● Task instructions: Wherever a line holds the string "would", copy that line.

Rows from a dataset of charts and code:
--------------------

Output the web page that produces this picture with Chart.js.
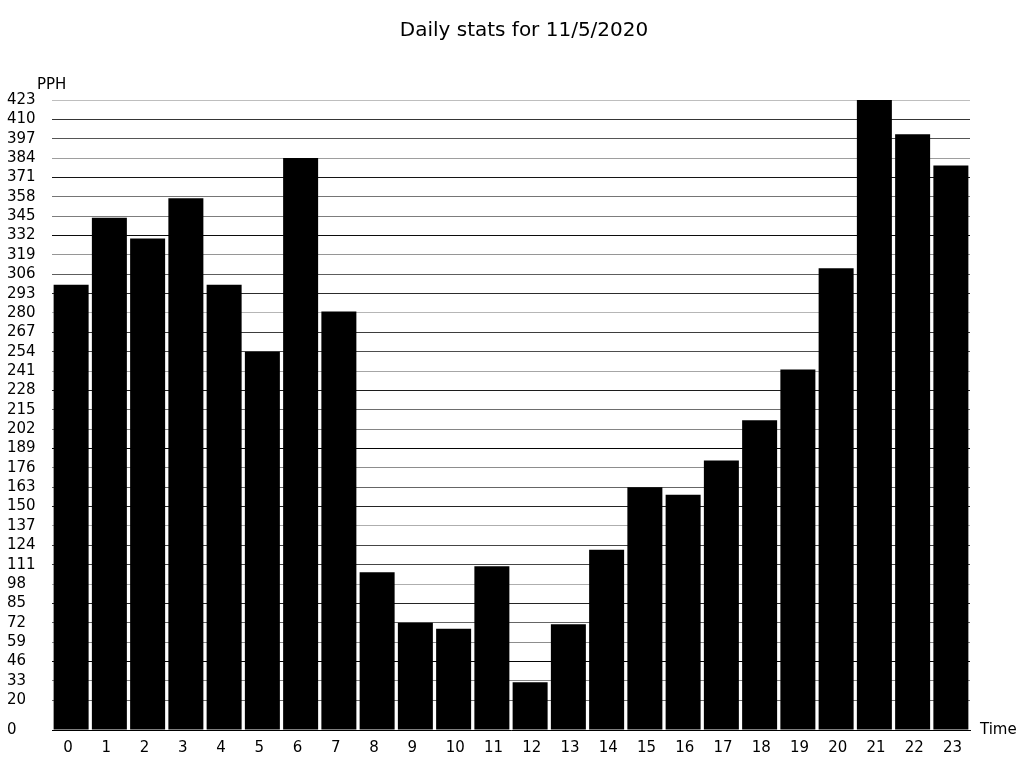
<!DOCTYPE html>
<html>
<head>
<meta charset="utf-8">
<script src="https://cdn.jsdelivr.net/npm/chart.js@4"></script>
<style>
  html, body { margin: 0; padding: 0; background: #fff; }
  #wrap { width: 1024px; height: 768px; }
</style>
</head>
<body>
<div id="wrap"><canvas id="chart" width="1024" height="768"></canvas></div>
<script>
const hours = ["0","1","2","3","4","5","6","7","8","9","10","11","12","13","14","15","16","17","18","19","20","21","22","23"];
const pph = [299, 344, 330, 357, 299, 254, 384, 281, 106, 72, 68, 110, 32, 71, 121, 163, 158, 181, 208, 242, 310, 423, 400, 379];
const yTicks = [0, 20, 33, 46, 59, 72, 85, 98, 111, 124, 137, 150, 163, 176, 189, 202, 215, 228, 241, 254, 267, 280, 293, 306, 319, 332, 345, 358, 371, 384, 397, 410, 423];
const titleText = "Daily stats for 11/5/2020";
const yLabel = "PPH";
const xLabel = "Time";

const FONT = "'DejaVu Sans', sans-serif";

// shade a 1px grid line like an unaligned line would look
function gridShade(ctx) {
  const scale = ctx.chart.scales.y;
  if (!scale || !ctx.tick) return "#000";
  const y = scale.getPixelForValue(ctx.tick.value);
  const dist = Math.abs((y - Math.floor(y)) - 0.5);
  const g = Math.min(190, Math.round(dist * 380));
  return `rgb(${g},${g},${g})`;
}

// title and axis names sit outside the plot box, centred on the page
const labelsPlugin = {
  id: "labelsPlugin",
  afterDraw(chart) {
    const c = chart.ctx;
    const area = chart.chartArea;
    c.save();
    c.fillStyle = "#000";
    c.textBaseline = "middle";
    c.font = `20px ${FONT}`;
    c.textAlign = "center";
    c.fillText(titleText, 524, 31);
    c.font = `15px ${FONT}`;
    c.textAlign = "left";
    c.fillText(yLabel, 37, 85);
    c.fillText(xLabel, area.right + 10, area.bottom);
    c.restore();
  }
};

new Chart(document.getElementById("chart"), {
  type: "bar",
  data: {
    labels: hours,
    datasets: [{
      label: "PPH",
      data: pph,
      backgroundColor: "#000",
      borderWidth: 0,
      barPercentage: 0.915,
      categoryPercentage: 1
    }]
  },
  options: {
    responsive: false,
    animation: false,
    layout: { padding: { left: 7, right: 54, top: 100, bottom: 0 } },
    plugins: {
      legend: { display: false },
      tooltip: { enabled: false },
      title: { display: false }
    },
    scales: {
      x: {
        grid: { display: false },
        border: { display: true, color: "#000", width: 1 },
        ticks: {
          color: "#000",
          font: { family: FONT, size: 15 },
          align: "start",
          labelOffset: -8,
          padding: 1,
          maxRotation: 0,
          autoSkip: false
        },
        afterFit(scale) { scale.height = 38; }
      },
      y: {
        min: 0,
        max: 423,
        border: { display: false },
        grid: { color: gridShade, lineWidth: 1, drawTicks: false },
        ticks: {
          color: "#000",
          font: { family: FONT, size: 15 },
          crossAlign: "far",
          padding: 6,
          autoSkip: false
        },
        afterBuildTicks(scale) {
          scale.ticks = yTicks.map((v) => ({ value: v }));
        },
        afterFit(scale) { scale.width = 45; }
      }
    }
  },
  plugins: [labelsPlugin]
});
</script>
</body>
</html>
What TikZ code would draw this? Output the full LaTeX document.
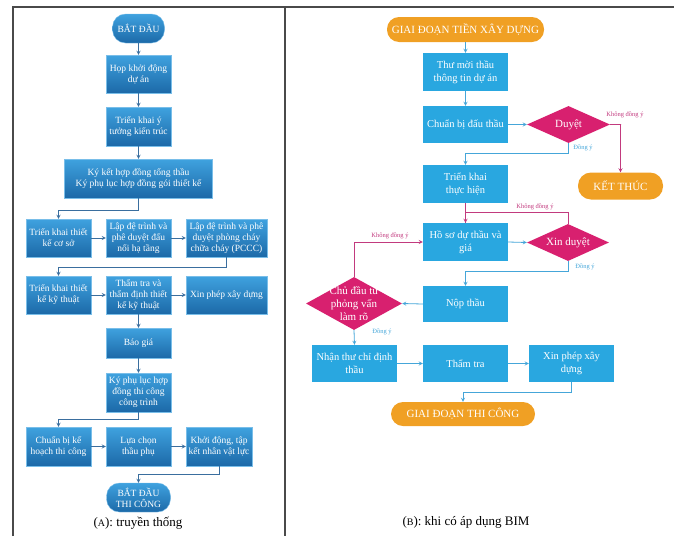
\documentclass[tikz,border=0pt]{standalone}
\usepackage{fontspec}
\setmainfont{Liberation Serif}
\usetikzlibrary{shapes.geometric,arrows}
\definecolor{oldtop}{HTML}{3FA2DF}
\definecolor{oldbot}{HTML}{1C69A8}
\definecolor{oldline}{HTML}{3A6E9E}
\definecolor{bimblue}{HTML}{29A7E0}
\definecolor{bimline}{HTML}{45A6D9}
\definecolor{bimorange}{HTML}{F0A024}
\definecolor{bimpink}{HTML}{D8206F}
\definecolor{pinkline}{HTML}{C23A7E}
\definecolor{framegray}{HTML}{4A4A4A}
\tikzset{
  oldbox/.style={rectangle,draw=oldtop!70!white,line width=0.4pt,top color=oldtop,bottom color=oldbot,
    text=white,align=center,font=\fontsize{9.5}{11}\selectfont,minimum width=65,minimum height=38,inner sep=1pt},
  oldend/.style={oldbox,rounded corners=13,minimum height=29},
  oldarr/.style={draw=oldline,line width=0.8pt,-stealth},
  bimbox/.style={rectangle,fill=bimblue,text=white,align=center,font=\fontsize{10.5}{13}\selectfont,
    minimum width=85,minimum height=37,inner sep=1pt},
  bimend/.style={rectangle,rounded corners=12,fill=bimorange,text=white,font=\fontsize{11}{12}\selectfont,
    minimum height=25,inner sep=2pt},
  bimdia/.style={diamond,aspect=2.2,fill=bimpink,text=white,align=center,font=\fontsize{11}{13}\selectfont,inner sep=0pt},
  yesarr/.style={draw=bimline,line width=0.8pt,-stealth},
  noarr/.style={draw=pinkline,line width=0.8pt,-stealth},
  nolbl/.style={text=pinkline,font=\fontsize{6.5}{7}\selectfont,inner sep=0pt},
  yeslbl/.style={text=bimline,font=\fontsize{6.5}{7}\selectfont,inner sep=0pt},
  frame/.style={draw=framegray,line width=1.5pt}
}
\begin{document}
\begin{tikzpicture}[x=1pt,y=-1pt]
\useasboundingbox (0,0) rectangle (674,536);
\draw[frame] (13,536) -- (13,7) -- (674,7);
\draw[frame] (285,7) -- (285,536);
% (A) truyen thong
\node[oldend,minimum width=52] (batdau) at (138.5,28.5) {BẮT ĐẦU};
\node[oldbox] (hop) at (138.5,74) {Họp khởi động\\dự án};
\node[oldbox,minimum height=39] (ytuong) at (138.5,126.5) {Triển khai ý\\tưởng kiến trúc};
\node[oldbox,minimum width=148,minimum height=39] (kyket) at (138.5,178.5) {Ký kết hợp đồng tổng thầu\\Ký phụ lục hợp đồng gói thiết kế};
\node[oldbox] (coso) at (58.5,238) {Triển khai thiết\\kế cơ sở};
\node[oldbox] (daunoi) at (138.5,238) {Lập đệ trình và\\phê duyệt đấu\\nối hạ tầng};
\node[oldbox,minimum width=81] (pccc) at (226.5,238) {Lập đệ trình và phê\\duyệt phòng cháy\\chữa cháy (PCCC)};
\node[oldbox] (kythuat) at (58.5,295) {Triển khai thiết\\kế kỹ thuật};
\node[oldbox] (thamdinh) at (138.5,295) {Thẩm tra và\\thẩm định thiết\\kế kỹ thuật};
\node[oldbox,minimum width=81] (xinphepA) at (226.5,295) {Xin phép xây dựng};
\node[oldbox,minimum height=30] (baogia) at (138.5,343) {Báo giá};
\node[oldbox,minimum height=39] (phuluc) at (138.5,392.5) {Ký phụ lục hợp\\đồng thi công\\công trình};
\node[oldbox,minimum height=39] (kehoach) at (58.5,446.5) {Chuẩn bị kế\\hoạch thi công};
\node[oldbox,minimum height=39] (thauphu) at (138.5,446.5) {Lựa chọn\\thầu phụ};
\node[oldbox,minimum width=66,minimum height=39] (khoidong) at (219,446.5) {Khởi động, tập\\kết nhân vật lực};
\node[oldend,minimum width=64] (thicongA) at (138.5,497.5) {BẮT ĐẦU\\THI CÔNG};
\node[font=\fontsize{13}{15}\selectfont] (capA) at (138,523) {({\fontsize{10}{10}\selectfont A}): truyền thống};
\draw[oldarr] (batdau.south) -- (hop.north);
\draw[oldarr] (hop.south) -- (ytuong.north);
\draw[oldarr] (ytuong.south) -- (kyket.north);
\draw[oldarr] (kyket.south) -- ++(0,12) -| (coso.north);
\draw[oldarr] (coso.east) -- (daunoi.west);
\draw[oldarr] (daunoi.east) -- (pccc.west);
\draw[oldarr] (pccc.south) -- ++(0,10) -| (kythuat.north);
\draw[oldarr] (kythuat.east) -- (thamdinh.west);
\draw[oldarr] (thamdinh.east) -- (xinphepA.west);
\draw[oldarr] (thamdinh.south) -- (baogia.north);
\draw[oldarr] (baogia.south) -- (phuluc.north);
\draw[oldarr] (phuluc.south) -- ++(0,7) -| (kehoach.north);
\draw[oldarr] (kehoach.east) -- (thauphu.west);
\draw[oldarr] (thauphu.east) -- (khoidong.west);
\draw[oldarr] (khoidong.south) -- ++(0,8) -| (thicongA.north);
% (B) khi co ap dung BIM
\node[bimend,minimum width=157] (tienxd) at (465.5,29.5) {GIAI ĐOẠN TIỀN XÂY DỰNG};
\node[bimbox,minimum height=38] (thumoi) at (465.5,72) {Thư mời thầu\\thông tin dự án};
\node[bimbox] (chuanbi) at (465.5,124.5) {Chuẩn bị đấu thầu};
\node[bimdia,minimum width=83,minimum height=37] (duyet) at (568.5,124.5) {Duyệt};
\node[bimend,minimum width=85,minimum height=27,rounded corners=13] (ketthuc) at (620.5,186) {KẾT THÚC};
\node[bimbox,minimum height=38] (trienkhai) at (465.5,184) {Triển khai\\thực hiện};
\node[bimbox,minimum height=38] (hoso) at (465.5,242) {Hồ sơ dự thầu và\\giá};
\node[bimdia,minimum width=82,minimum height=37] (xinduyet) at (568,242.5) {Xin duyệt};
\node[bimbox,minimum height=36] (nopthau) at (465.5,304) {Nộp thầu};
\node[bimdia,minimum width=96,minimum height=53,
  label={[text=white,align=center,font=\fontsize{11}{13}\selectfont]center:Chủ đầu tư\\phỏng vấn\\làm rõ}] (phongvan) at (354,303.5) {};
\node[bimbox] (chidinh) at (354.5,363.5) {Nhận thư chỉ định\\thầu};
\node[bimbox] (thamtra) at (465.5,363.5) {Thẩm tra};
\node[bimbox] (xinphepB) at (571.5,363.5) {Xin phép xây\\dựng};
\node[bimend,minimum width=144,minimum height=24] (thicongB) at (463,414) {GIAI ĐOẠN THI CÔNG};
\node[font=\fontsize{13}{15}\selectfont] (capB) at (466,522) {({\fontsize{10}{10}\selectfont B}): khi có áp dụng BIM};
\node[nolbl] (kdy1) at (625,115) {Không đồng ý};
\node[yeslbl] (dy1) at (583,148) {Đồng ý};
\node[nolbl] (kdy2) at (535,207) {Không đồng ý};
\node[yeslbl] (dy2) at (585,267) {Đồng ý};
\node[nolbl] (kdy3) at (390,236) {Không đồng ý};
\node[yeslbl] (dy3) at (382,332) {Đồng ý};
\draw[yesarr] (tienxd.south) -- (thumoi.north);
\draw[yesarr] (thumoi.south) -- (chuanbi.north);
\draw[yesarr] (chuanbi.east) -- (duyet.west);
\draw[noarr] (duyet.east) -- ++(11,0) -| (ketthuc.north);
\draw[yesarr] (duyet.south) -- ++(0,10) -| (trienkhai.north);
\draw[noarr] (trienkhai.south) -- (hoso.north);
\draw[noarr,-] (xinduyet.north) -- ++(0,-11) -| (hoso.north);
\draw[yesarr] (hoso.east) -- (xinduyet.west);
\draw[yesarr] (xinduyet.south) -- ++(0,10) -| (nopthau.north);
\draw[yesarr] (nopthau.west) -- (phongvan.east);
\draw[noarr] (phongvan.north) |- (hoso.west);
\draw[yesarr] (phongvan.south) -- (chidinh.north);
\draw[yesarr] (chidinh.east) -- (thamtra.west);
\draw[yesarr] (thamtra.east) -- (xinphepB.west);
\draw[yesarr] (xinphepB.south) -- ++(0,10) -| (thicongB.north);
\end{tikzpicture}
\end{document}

--------------------

● Solved exercise:
// shade a 1px grid line like an unaligned line would look
What TikZ code would draw this? Output the full LaTeX document.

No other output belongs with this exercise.